Data provided -
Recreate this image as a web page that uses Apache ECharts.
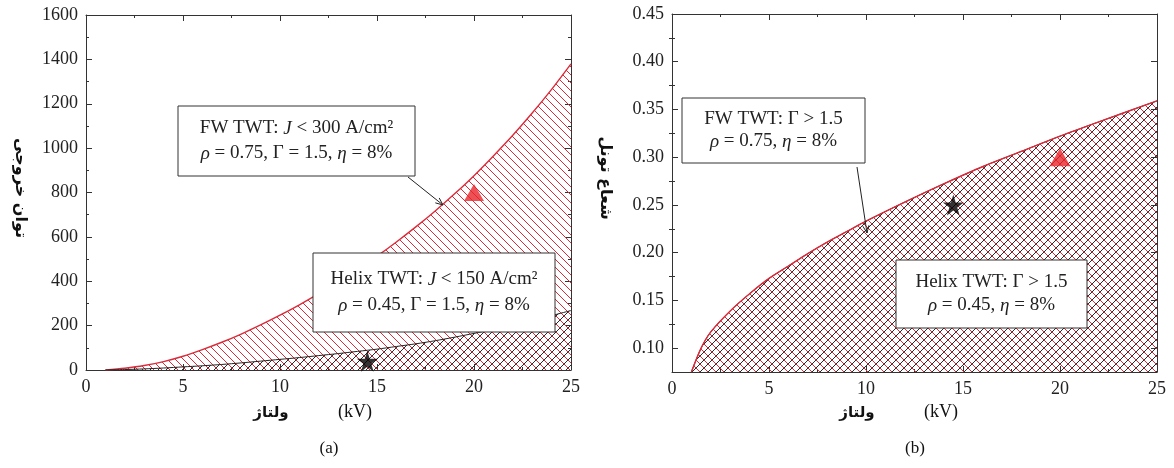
<!DOCTYPE html>
<html>
<head>
<meta charset="utf-8">
<script src="https://cdn.jsdelivr.net/npm/echarts@6/dist/echarts.min.js"></script>
<style>
  html, body { margin: 0; padding: 0; background: #fff; }
  #main { width: 1174px; height: 468px; }
</style>
</head>
<body>
<div id="main"></div>
<script>
// (a) output power vs beam voltage
var voltageA = [1, 2, 3, 4, 5, 6, 7, 8, 9, 10, 11, 12, 13, 14, 15, 16, 17, 18, 19, 20, 21, 22, 23, 24, 25];
var powerFW = [0, 8, 20, 38, 62, 92, 125, 162, 203, 247, 294, 344, 397, 453, 513, 577, 645, 717, 794, 876, 965, 1058, 1158, 1265, 1380];
var powerHelix = [0, 2, 5, 9, 14, 19, 25, 32, 40, 48, 56, 65, 74, 84, 94, 106, 118, 132, 148, 165, 183, 202, 222, 245, 268];
var starA = [14.5, 40];
var triangleA = [20, 800];

// (b) tunnel radius vs beam voltage
var voltageB = [1, 1.5, 2, 3, 4, 5, 6, 7, 8, 9, 10, 12, 14, 16, 18, 20, 22, 25];
var radius = [0.075, 0.100, 0.117, 0.139, 0.157, 0.173, 0.186, 0.199, 0.211, 0.222, 0.233, 0.253, 0.272, 0.290, 0.306, 0.322, 0.337, 0.359];
var starB = [14.5, 0.25];
var triangleB = [20, 0.30];
var radiusLabels = [0.10, 0.15, 0.20, 0.25, 0.30, 0.35, 0.40, 0.45];
var radiusMinor = [0.125, 0.175, 0.225, 0.275, 0.325, 0.375, 0.425];

var serif = '"Liberation Serif", "DejaVu Serif", serif';
var persian = '"DejaVu Sans", sans-serif';
var red = '#d92b3a';
var ink = '#222';
var STAR = 'path://M50,0 L61,35 L98,35 L68,57 L79,91 L50,70 L21,91 L32,57 L2,35 L39,35 Z';

function hatch(color, dir) {
  var c = document.createElement('canvas');
  c.width = 8; c.height = 8;
  var g = c.getContext('2d');
  g.strokeStyle = color;
  g.lineWidth = 1;
  g.beginPath();
  if (dir === 'back') {
    g.moveTo(-2, -2); g.lineTo(10, 10);
    g.moveTo(6, -2); g.lineTo(10, 2);
    g.moveTo(-2, 6); g.lineTo(2, 10);
  } else {
    g.moveTo(-2, 10); g.lineTo(10, -2);
    g.moveTo(-2, 2); g.lineTo(2, -2);
    g.moveTo(6, 10); g.lineTo(10, 6);
  }
  g.stroke();
  return { image: c, repeat: 'repeat' };
}

function pairs(xs, ys) {
  return xs.map(function (x, i) { return [x, ys[i]]; });
}

var lineCol = { color: '#333', width: 1 };
function xPair(gi) {
  var base = {
    type: 'value', gridIndex: gi, min: 0, max: 25, interval: 5,
    axisLine: { show: true, onZero: false, lineStyle: lineCol },
    axisTick: { inside: true, length: 6, lineStyle: lineCol },
    minorTick: { show: true, splitNumber: 2, length: 3, lineStyle: lineCol },
    splitLine: { show: false }
  };
  return [
    Object.assign({}, base, { position: 'bottom', axisLabel: { margin: 8, color: ink, fontFamily: serif, fontSize: 18 } }),
    Object.assign({}, base, { position: 'top', axisLabel: { show: false } })
  ];
}

var yAxes = [];
['left', 'right'].forEach(function (pos) {
  yAxes.push({
    type: 'value', gridIndex: 0, position: pos, min: 0, max: 1600, interval: 200,
    axisLine: { show: true, onZero: false, lineStyle: lineCol },
    axisTick: { inside: true, length: 6, lineStyle: lineCol },
    minorTick: { show: true, splitNumber: 2, length: 3, lineStyle: lineCol },
    splitLine: { show: false },
    axisLabel: { show: pos === 'left', margin: 8, color: ink, fontFamily: serif, fontSize: 18,
      formatter: function (v) { return String(v); } }
  });
});
['left', 'right'].forEach(function (pos) {
  yAxes.push({
    type: 'value', gridIndex: 1, position: pos, min: 0.075, max: 0.45,
    axisLine: { show: true, onZero: false, lineStyle: lineCol },
    axisTick: { inside: true, length: 6, lineStyle: lineCol, customValues: radiusLabels },
    splitLine: { show: false },
    axisLabel: {
      show: pos === 'left', margin: 8, color: ink, fontFamily: serif, fontSize: 18,
      customValues: radiusLabels,
      formatter: function (v) { return v.toFixed(2); }
    }
  });
  yAxes.push({
    type: 'value', gridIndex: 1, position: pos, min: 0.075, max: 0.45,
    axisLine: { show: false },
    axisTick: { inside: true, length: 3, lineStyle: lineCol, customValues: radiusMinor },
    splitLine: { show: false },
    axisLabel: { show: false }
  });
});

var chart = echarts.init(document.getElementById('main'));

var option = {
  animation: false,
  backgroundColor: '#fff',
  grid: [
    { left: 86, top: 15, width: 485, height: 355 },
    { left: 672, top: 14, width: 485, height: 358 }
  ],
  xAxis: xPair(0).concat(xPair(1)),
  yAxis: yAxes,
  series: [
    {
      type: 'line', xAxisIndex: 0, yAxisIndex: 0, data: pairs(voltageA, powerFW),
      smooth: 0.3, showSymbol: false,
      lineStyle: { color: red, width: 1.4 },
      areaStyle: { color: hatch(red, 'back'), opacity: 1 }, z: 2
    },
    {
      type: 'line', xAxisIndex: 0, yAxisIndex: 0, data: pairs(voltageA, powerHelix),
      smooth: 0.3, showSymbol: false,
      lineStyle: { color: '#222', width: 1 },
      areaStyle: { color: hatch('#2a2a2a', 'fwd'), opacity: 1 }, z: 3
    },
    {
      type: 'scatter', xAxisIndex: 0, yAxisIndex: 0, data: [starA],
      symbol: STAR, symbolSize: 21, itemStyle: { color: '#000' }, z: 5
    },
    {
      type: 'scatter', xAxisIndex: 0, yAxisIndex: 0, data: [triangleA],
      symbol: 'triangle', symbolSize: [20, 17], itemStyle: { color: '#e8262b' }, z: 5
    },
    {
      type: 'line', xAxisIndex: 2, yAxisIndex: 2, data: pairs(voltageB, radius),
      smooth: 0.3, showSymbol: false,
      lineStyle: { color: '#222', width: 1 },
      areaStyle: { color: hatch('#2a2a2a', 'fwd'), opacity: 1, origin: 'start' }, z: 2
    },
    {
      type: 'line', xAxisIndex: 2, yAxisIndex: 2, data: pairs(voltageB, radius),
      smooth: 0.3, showSymbol: false,
      lineStyle: { color: red, width: 1.4 },
      areaStyle: { color: hatch(red, 'back'), opacity: 1, origin: 'start' }, z: 3
    },
    {
      type: 'scatter', xAxisIndex: 2, yAxisIndex: 2, data: [starB],
      symbol: STAR, symbolSize: 21, itemStyle: { color: '#000' }, z: 5
    },
    {
      type: 'scatter', xAxisIndex: 2, yAxisIndex: 2, data: [triangleB],
      symbol: 'triangle', symbolSize: [21, 18], itemStyle: { color: '#e8262b' }, z: 5
    }
  ]
};
chart.setOption(option);

// annotation boxes, arrows and axis titles
var rich = {
  i: { fontStyle: 'italic', fontFamily: serif, fontSize: 19, fill: ink }
};
function note(x, y, w, h, text, lh) {
  return [
    { type: 'rect', shape: { x: x, y: y, width: w, height: h }, style: { fill: '#fff', stroke: '#333', lineWidth: 1 }, z: 100 },
    { type: 'text', x: x + w / 2, y: y + h / 2, z: 101,
      style: { text: text, fill: ink, fontFamily: serif, fontSize: 19, align: 'center', verticalAlign: 'middle', lineHeight: lh, rich: rich } }
  ];
}
function arrow(x1, y1, x2, y2) {
  var a = Math.atan2(y2 - y1, x2 - x1), L = 8, s = 0.4;
  return [
    { type: 'polyline', z: 100, shape: { points: [[x1, y1], [x2, y2]] }, style: { stroke: '#222', lineWidth: 1 } },
    { type: 'polyline', z: 100, shape: { points: [
        [x2 - L * Math.cos(a - s), y2 - L * Math.sin(a - s)], [x2, y2],
        [x2 - L * Math.cos(a + s), y2 - L * Math.sin(a + s)]] },
      style: { stroke: '#222', lineWidth: 1, fill: null } }
  ];
}
function label(x, y, text, font, rot) {
  return { type: 'text', x: x, y: y, rotation: rot || 0, z: 100,
    style: { text: text, fill: '#111', font: font, align: 'center', verticalAlign: 'middle' } };
}

var g = [];
g = g.concat(note(178, 106, 237, 70, 'FW TWT: {i|J} < 300 A/cm²\n{i|ρ} = 0.75, Γ = 1.5, {i|η} = 8%', 25));
g = g.concat(note(313, 253, 242, 79, 'Helix TWT: {i|J} < 150 A/cm²\n{i|ρ} = 0.45, Γ = 1.5, {i|η} = 8%', 26));
g = g.concat(arrow(408, 177, 443, 205));
g = g.concat(note(682, 98, 183, 65, 'FW TWT: Γ > 1.5\n{i|ρ} = 0.75, {i|η} = 8%', 22));
g = g.concat(note(896, 260, 191, 68, 'Helix TWT: Γ > 1.5\n{i|ρ} = 0.45, {i|η} = 8%', 23));
g = g.concat(arrow(857, 167, 867, 233));

g.push(label(271, 413, 'ولتاژ', 'bold 15px ' + persian));
g.push(label(355, 412, '(kV)', '18px ' + serif));
g.push(label(329, 449, '(a)', '17px ' + serif));
g.push(label(20, 188, 'توان خروجی', 'bold 16px ' + persian, -Math.PI / 2));

g.push(label(857, 413, 'ولتاژ', 'bold 15px ' + persian));
g.push(label(941, 412, '(kV)', '18px ' + serif));
g.push(label(915, 449, '(b)', '17px ' + serif));
g.push(label(605, 178, 'شعاع تونل', 'bold 16px ' + persian, -Math.PI / 2));

chart.setOption({ graphic: g });
</script>
</body>
</html>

Your task - In the listing above, find each line with the word "image" and copy it.

Full answer -
Recreate this image as a web page that uses Apache ECharts.
  return { image: c, repeat: 'repeat' };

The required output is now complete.